⟨

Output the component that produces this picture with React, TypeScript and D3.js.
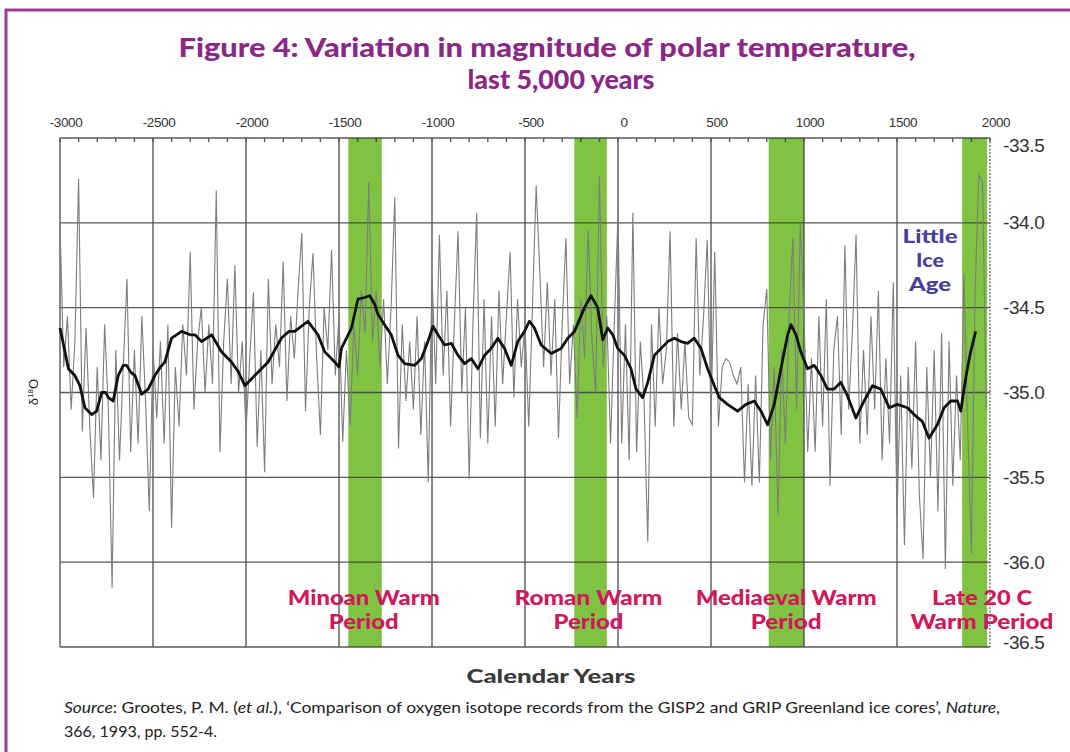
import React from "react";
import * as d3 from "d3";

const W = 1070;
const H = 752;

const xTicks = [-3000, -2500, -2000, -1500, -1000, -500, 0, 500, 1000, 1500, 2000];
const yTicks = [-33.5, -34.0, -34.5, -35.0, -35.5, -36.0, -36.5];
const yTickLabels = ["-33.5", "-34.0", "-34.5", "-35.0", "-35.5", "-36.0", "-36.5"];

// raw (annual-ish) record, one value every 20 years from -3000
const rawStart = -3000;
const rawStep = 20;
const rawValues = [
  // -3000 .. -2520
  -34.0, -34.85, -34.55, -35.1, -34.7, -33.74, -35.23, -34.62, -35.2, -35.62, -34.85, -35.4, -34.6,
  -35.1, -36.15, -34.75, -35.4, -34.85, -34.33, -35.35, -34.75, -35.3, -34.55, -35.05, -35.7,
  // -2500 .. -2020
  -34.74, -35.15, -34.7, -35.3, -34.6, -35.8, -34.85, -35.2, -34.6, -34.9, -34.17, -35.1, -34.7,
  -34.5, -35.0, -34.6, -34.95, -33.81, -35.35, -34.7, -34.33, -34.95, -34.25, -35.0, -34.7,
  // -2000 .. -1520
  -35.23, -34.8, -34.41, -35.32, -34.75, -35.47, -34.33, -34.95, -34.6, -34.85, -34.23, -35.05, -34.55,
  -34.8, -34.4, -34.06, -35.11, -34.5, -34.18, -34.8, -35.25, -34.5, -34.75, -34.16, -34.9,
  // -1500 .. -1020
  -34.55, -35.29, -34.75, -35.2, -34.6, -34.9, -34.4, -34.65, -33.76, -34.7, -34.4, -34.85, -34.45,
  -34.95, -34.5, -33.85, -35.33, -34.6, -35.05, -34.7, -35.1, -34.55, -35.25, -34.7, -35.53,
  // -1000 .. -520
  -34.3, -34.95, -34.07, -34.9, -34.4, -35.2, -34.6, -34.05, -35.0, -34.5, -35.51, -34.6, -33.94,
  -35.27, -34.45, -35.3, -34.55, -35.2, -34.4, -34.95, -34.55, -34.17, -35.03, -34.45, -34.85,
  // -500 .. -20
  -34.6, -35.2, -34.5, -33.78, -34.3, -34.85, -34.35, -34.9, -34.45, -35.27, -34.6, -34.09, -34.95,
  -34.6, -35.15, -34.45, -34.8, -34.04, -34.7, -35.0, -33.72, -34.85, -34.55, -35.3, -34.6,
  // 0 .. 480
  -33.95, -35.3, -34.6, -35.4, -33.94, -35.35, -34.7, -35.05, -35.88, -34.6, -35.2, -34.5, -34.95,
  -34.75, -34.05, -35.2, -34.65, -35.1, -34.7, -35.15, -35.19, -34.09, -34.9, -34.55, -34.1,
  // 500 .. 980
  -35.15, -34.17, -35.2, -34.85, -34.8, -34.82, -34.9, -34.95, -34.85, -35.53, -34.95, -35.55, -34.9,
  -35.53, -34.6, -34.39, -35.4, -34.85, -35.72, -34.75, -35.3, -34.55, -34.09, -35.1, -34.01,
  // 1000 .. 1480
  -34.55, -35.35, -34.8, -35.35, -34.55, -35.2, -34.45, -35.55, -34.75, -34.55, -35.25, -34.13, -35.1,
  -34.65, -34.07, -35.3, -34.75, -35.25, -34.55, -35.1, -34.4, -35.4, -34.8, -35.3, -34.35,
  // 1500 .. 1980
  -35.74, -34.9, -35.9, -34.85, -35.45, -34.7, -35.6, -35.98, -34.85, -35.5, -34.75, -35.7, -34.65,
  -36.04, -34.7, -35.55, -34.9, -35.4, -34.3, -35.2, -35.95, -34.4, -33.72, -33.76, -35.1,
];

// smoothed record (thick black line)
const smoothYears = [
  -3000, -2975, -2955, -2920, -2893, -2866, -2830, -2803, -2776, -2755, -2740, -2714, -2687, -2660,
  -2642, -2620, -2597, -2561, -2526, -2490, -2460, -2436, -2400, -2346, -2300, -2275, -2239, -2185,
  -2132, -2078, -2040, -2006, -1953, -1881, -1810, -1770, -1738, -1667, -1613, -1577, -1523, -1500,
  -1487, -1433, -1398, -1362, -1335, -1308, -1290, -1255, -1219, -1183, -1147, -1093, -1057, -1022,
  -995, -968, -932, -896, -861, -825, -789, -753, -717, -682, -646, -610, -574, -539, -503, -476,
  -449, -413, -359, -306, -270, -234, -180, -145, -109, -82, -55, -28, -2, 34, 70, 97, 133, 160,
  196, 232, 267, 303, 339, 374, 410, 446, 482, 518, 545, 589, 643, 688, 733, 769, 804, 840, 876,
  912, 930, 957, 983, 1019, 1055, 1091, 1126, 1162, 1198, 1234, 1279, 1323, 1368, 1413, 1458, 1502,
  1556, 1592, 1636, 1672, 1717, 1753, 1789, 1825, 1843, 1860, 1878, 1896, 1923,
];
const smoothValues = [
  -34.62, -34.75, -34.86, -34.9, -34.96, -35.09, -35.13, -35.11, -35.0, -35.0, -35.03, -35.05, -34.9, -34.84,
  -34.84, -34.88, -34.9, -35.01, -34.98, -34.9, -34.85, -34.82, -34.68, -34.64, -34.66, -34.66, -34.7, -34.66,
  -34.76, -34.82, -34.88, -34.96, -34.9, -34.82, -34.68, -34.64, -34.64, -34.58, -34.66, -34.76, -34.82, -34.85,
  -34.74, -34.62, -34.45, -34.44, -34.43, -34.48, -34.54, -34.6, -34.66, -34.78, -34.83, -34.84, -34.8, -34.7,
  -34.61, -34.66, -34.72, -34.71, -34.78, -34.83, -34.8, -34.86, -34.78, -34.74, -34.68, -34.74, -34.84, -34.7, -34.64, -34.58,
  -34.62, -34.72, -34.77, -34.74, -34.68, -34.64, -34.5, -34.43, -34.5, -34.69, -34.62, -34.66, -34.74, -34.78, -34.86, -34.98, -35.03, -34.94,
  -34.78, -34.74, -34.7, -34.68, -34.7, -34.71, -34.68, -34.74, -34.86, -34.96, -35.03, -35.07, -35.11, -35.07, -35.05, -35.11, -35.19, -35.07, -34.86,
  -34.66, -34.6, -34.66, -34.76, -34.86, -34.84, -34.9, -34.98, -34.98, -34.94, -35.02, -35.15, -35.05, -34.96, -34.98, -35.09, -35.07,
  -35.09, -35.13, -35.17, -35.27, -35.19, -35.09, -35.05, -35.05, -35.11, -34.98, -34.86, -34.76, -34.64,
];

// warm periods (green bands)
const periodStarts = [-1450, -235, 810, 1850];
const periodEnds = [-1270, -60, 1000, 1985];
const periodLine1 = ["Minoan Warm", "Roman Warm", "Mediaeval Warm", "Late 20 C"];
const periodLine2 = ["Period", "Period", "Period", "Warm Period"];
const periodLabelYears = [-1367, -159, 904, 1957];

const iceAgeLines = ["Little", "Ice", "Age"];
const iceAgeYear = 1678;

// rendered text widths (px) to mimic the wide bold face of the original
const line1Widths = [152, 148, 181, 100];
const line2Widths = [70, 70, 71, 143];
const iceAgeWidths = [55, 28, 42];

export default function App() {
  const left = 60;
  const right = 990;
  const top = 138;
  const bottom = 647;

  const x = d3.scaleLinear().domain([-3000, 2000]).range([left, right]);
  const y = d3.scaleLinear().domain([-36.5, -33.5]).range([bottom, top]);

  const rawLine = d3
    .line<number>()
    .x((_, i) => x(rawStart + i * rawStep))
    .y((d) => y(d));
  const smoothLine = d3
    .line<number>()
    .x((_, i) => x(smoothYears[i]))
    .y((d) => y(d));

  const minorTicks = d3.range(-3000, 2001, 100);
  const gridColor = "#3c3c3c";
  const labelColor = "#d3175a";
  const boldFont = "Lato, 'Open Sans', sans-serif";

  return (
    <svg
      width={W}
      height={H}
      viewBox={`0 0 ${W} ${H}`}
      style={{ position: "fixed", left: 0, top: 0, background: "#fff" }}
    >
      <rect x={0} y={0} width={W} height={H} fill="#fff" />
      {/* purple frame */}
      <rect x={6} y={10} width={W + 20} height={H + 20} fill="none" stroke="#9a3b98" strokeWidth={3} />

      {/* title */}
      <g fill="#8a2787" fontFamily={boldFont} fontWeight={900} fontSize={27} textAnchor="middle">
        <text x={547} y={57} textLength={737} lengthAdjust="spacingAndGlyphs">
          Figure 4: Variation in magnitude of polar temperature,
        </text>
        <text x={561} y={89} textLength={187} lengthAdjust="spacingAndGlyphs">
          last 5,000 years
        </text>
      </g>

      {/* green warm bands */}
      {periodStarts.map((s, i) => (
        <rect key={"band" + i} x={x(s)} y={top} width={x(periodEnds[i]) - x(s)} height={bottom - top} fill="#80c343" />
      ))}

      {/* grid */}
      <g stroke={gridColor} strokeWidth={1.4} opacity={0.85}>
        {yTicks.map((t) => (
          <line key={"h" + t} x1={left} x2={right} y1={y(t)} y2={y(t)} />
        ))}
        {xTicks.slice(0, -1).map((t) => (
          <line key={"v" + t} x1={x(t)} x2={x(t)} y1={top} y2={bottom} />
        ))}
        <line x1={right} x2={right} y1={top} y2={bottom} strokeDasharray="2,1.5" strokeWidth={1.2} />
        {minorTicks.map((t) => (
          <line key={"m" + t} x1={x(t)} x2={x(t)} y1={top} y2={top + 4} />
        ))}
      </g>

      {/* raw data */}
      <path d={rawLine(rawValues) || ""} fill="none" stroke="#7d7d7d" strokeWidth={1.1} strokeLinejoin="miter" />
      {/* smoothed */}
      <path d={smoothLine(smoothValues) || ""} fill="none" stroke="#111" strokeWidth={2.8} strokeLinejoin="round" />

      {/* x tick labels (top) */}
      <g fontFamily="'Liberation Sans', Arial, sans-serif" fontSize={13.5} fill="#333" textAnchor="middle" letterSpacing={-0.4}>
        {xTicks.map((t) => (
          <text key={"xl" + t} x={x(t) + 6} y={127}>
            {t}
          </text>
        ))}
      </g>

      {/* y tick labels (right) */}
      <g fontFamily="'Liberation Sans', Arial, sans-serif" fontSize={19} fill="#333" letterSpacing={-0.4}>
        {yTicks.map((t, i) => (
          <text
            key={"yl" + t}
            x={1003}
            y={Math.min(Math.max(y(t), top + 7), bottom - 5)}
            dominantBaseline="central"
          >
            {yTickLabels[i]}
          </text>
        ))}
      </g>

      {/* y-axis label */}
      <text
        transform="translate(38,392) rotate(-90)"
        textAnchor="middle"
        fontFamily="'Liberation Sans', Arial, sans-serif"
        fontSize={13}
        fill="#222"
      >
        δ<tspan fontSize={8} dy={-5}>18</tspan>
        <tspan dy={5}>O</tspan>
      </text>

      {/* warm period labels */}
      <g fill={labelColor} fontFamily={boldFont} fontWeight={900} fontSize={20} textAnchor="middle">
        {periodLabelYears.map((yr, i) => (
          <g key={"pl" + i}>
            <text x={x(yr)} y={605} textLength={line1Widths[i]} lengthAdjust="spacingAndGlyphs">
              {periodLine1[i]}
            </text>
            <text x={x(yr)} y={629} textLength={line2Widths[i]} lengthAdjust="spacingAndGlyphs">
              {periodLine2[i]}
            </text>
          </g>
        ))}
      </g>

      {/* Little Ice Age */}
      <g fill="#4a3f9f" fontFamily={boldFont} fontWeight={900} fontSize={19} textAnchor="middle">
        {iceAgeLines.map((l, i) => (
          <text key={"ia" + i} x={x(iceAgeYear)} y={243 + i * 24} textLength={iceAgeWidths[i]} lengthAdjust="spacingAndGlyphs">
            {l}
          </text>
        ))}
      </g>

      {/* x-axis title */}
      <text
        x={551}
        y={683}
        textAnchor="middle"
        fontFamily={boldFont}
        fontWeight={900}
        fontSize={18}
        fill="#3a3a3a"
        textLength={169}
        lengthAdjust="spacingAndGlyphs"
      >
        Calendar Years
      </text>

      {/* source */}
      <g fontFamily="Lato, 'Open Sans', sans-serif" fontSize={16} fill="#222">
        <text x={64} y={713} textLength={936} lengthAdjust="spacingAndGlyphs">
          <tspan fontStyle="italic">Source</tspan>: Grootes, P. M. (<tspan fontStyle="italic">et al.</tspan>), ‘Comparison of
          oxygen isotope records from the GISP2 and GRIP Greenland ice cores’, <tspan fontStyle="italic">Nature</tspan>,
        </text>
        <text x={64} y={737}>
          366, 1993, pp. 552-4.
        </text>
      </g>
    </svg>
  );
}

⟩

• [Task details] Give the count of lines that hold the word "React", with nothing added.

• [Output] 2